> **PROMPT**
Reproduce every line of the material below, but drop the pictures.

> **DATA EXCERPT**
————————
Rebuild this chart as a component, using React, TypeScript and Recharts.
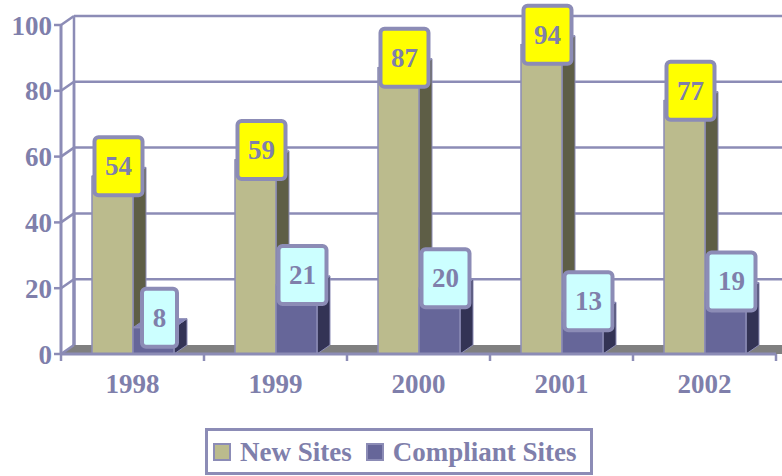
import React from 'react'
import { BarChart, Bar, XAxis, YAxis, CartesianGrid, Legend, LabelList } from 'recharts'

const years = ['1998', '1999', '2000', '2001', '2002']
const newSites = [54, 59, 87, 94, 77]
const compliantSites = [8, 21, 20, 13, 19]
const yTicks = [0, 20, 40, 60, 80, 100]

const data = years.map((year, i) => ({
  year,
  newSites: newSites[i],
  compliant: compliantSites[i]
}))

const DX = 13
const DY = 9
const AXIS = '#8c8cb6'
const TEXT = '#7f7fab'
const FONT = '"Liberation Serif", "Times New Roman", serif'

// 3d box: front face, right side, top
function Bar3D(props: any) {
  const { x, y, width, height, fill, side, top } = props
  if (height == null || height <= 0) return null
  const r = x + width
  const b = y + height
  return (
    <g>
      <polygon points={`${r},${y} ${r + DX},${y - DY} ${r + DX},${b - DY} ${r},${b}`} fill={side} stroke={AXIS} strokeWidth={1} />
      <polygon points={`${x},${y} ${x + DX},${y - DY} ${r + DX},${y - DY} ${r},${y}`} fill={top} stroke={AXIS} strokeWidth={1} />
      <rect x={x} y={y} width={width} height={height} fill={fill} stroke={AXIS} strokeWidth={1.5} />
    </g>
  )
}

function ValueBox(props: any) {
  const { x, y, width, value, bg } = props
  const w = String(value).length > 1 ? 48 : 35
  const h = 58
  const cx = x + width / 2 + 6
  const cy = y - 10
  return (
    <g>
      <rect x={cx - w / 2} y={cy - h / 2} width={w} height={h} rx={4} fill={bg} stroke={AXIS} strokeWidth={4} />
      <text x={cx} y={cy + 9} textAnchor="middle" fill={TEXT} fontFamily={FONT} fontWeight="bold" fontSize={27}>{value}</text>
    </g>
  )
}

function GridLine(props: any) {
  const { x1, y1, x2, y, height } = props
  const bottom = y + height
  const isFloor = Math.abs(y1 - bottom) < 1
  return (
    <g>
      {isFloor && (
        <polygon points={`${x1},${y1} ${x1 + DX},${y1 - DY} ${x2 + DX},${y1 - DY} ${x2 + DX},${y1} `} fill="#808080" />
      )}
      {!isFloor && <line x1={x1 + DX} y1={y1 - DY} x2={x2 + DX} y2={y1 - DY} stroke={AXIS} strokeWidth={2.5} />}
      <line x1={x1} y1={y1} x2={x1 + DX} y2={y1 - DY} stroke={AXIS} strokeWidth={2.5} />
      <line x1={x1 + DX} y1={y1 - DY} x2={x1 + DX} y2={bottom - DY} stroke={AXIS} strokeWidth={2.5} />
    </g>
  )
}

function YearTick(props: any) {
  const { x, y, payload, index, visibleTicksCount } = props
  const half = payload.offset || 71.5
  return (
    <g>
      <line x1={x - half} y1={y} x2={x - half} y2={y + 7} stroke={AXIS} strokeWidth={2.5} />
      {index === visibleTicksCount - 1 && (
        <line x1={x + half} y1={y} x2={x + half} y2={y + 7} stroke={AXIS} strokeWidth={2.5} />
      )}
      <text x={x} y={y + 39} textAnchor="middle" fill={TEXT} fontFamily={FONT} fontWeight="bold" fontSize={27}>{payload.value}</text>
    </g>
  )
}

function LegendBox() {
  const items = [
    { label: 'New Sites', color: '#bbbb8d' },
    { label: 'Compliant Sites', color: '#666699' }
  ]
  return (
    <div style={{ boxSizing: 'border-box', display: 'flex', alignItems: 'center', border: `3px solid ${AXIS}`, paddingLeft: 5, width: 388, height: 47, fontFamily: FONT, fontWeight: 'bold', fontSize: 27, color: TEXT, lineHeight: '30px' }}>
      {items.map((it) => (
        <span key={it.label} style={{ display: 'flex', alignItems: 'center', marginRight: 14, whiteSpace: 'nowrap' }}>
          <span style={{ boxSizing: 'border-box', display: 'inline-block', width: 18, height: 18, background: it.color, border: `2px solid ${AXIS}`, marginRight: 9 }} />
          {it.label}
        </span>
      ))}
    </div>
  )
}

export default function App() {
  return (
    <div style={{ width: 782, height: 476, position: 'relative', background: '#fff' }}>
      <style>{'body{margin:0}'}</style>
      <BarChart width={782} height={476} data={data} margin={{ top: 25, right: 6, left: 0, bottom: 35 }} barSize={41} barGap={0}>
        <CartesianGrid vertical={false} horizontal={(p: any) => <GridLine {...p} />} />
        <XAxis dataKey="year" tickLine={false} tickSize={0} tickMargin={0} height={40} axisLine={{ stroke: AXIS, strokeWidth: 3 }} tick={<YearTick />} interval={0} />
        <YAxis domain={[0, 100]} ticks={yTicks} width={61} tickSize={7} tickMargin={2} interval={0}
          axisLine={{ stroke: AXIS, strokeWidth: 3 }} tickLine={{ stroke: AXIS, strokeWidth: 2.5 }}
          tick={{ fill: TEXT, fontFamily: FONT, fontWeight: 'bold', fontSize: 27 }} />
        <Legend content={() => <LegendBox />} wrapperStyle={{ position: 'absolute', left: 205, top: 428, width: 388, height: 47 }} />
        <Bar dataKey="newSites" name="New Sites" fill="#bbbb8d" isAnimationActive={false}
          shape={(p: any) => <Bar3D {...p} fill="#bbbb8d" side="#5e5e46" top="#d6d6a8" />}>
          <LabelList dataKey="newSites" content={(p: any) => <ValueBox {...p} bg="#ffff00" />} />
        </Bar>
        <Bar dataKey="compliant" name="Compliant Sites" fill="#666699" isAnimationActive={false}
          shape={(p: any) => <Bar3D {...p} fill="#666699" side="#333355" top="#8585b8" />}>
          <LabelList dataKey="compliant" content={(p: any) => <ValueBox {...p} bg="#ccffff" />} />
        </Bar>
      </BarChart>
    </div>
  )
}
————————
> **FINAL RESULT**
Rebuild this chart as a component, using React, TypeScript and Recharts.
import React from 'react'
import { BarChart, Bar, XAxis, YAxis, CartesianGrid, Legend, LabelList } from 'recharts'

const years = ['1998', '1999', '2000', '2001', '2002']
const newSites = [54, 59, 87, 94, 77]
const compliantSites = [8, 21, 20, 13, 19]
const yTicks = [0, 20, 40, 60, 80, 100]

const data = years.map((year, i) => ({
  year,
  newSites: newSites[i],
  compliant: compliantSites[i]
}))

const DX = 13
const DY = 9
const AXIS = '#8c8cb6'
const TEXT = '#7f7fab'
const FONT = '"Liberation Serif", "Times New Roman", serif'

// 3d box: front face, right side, top
function Bar3D(props: any) {
  const { x, y, width, height, fill, side, top } = props
  if (height == null || height <= 0) return null
  const r = x + width
  const b = y + height
  return (
    <g>
      <polygon points={`${r},${y} ${r + DX},${y - DY} ${r + DX},${b - DY} ${r},${b}`} fill={side} stroke={AXIS} strokeWidth={1} />
      <polygon points={`${x},${y} ${x + DX},${y - DY} ${r + DX},${y - DY} ${r},${y}`} fill={top} stroke={AXIS} strokeWidth={1} />
      <rect x={x} y={y} width={width} height={height} fill={fill} stroke={AXIS} strokeWidth={1.5} />
    </g>
  )
}

function ValueBox(props: any) {
  const { x, y, width, value, bg } = props
  const w = String(value).length > 1 ? 48 : 35
  const h = 58
  const cx = x + width / 2 + 6
  const cy = y - 10
  return (
    <g>
      <rect x={cx - w / 2} y={cy - h / 2} width={w} height={h} rx={4} fill={bg} stroke={AXIS} strokeWidth={4} />
      <text x={cx} y={cy + 9} textAnchor="middle" fill={TEXT} fontFamily={FONT} fontWeight="bold" fontSize={27}>{value}</text>
    </g>
  )
}

function GridLine(props: any) {
  const { x1, y1, x2, y, height } = props
  const bottom = y + height
  const isFloor = Math.abs(y1 - bottom) < 1
  return (
    <g>
      {isFloor && (
        <polygon points={`${x1},${y1} ${x1 + DX},${y1 - DY} ${x2 + DX},${y1 - DY} ${x2 + DX},${y1} `} fill="#808080" />
      )}
      {!isFloor && <line x1={x1 + DX} y1={y1 - DY} x2={x2 + DX} y2={y1 - DY} stroke={AXIS} strokeWidth={2.5} />}
      <line x1={x1} y1={y1} x2={x1 + DX} y2={y1 - DY} stroke={AXIS} strokeWidth={2.5} />
      <line x1={x1 + DX} y1={y1 - DY} x2={x1 + DX} y2={bottom - DY} stroke={AXIS} strokeWidth={2.5} />
    </g>
  )
}

function YearTick(props: any) {
  const { x, y, payload, index, visibleTicksCount } = props
  const half = payload.offset || 71.5
  return (
    <g>
      <line x1={x - half} y1={y} x2={x - half} y2={y + 7} stroke={AXIS} strokeWidth={2.5} />
      {index === visibleTicksCount - 1 && (
        <line x1={x + half} y1={y} x2={x + half} y2={y + 7} stroke={AXIS} strokeWidth={2.5} />
      )}
      <text x={x} y={y + 39} textAnchor="middle" fill={TEXT} fontFamily={FONT} fontWeight="bold" fontSize={27}>{payload.value}</text>
    </g>
  )
}

function LegendBox() {
  const items = [
    { label: 'New Sites', color: '#bbbb8d' },
    { label: 'Compliant Sites', color: '#666699' }
  ]
  return (
    <div style={{ boxSizing: 'border-box', display: 'flex', alignItems: 'center', border: `3px solid ${AXIS}`, paddingLeft: 5, width: 388, height: 47, fontFamily: FONT, fontWeight: 'bold', fontSize: 27, color: TEXT, lineHeight: '30px' }}>
      {items.map((it) => (
        <span key={it.label} style={{ display: 'flex', alignItems: 'center', marginRight: 14, whiteSpace: 'nowrap' }}>
          <span style={{ boxSizing: 'border-box', display: 'inline-block', width: 18, height: 18, background: it.color, border: `2px solid ${AXIS}`, marginRight: 9 }} />
          {it.label}
        </span>
      ))}
    </div>
  )
}

export default function App() {
  return (
    <div style={{ width: 782, height: 476, position: 'relative', background: '#fff' }}>
      <style>{'body{margin:0}'}</style>
      <BarChart width={782} height={476} data={data} margin={{ top: 25, right: 6, left: 0, bottom: 35 }} barSize={41} barGap={0}>
        <CartesianGrid vertical={false} horizontal={(p: any) => <GridLine {...p} />} />
        <XAxis dataKey="year" tickLine={false} tickSize={0} tickMargin={0} height={40} axisLine={{ stroke: AXIS, strokeWidth: 3 }} tick={<YearTick />} interval={0} />
        <YAxis domain={[0, 100]} ticks={yTicks} width={61} tickSize={7} tickMargin={2} interval={0}
          axisLine={{ stroke: AXIS, strokeWidth: 3 }} tickLine={{ stroke: AXIS, strokeWidth: 2.5 }}
          tick={{ fill: TEXT, fontFamily: FONT, fontWeight: 'bold', fontSize: 27 }} />
        <Legend content={() => <LegendBox />} wrapperStyle={{ position: 'absolute', left: 205, top: 428, width: 388, height: 47 }} />
        <Bar dataKey="newSites" name="New Sites" fill="#bbbb8d" isAnimationActive={false}
          shape={(p: any) => <Bar3D {...p} fill="#bbbb8d" side="#5e5e46" top="#d6d6a8" />}>
          <LabelList dataKey="newSites" content={(p: any) => <ValueBox {...p} bg="#ffff00" />} />
        </Bar>
        <Bar dataKey="compliant" name="Compliant Sites" fill="#666699" isAnimationActive={false}
          shape={(p: any) => <Bar3D {...p} fill="#666699" side="#333355" top="#8585b8" />}>
          <LabelList dataKey="compliant" content={(p: any) => <ValueBox {...p} bg="#ccffff" />} />
        </Bar>
      </BarChart>
    </div>
  )
}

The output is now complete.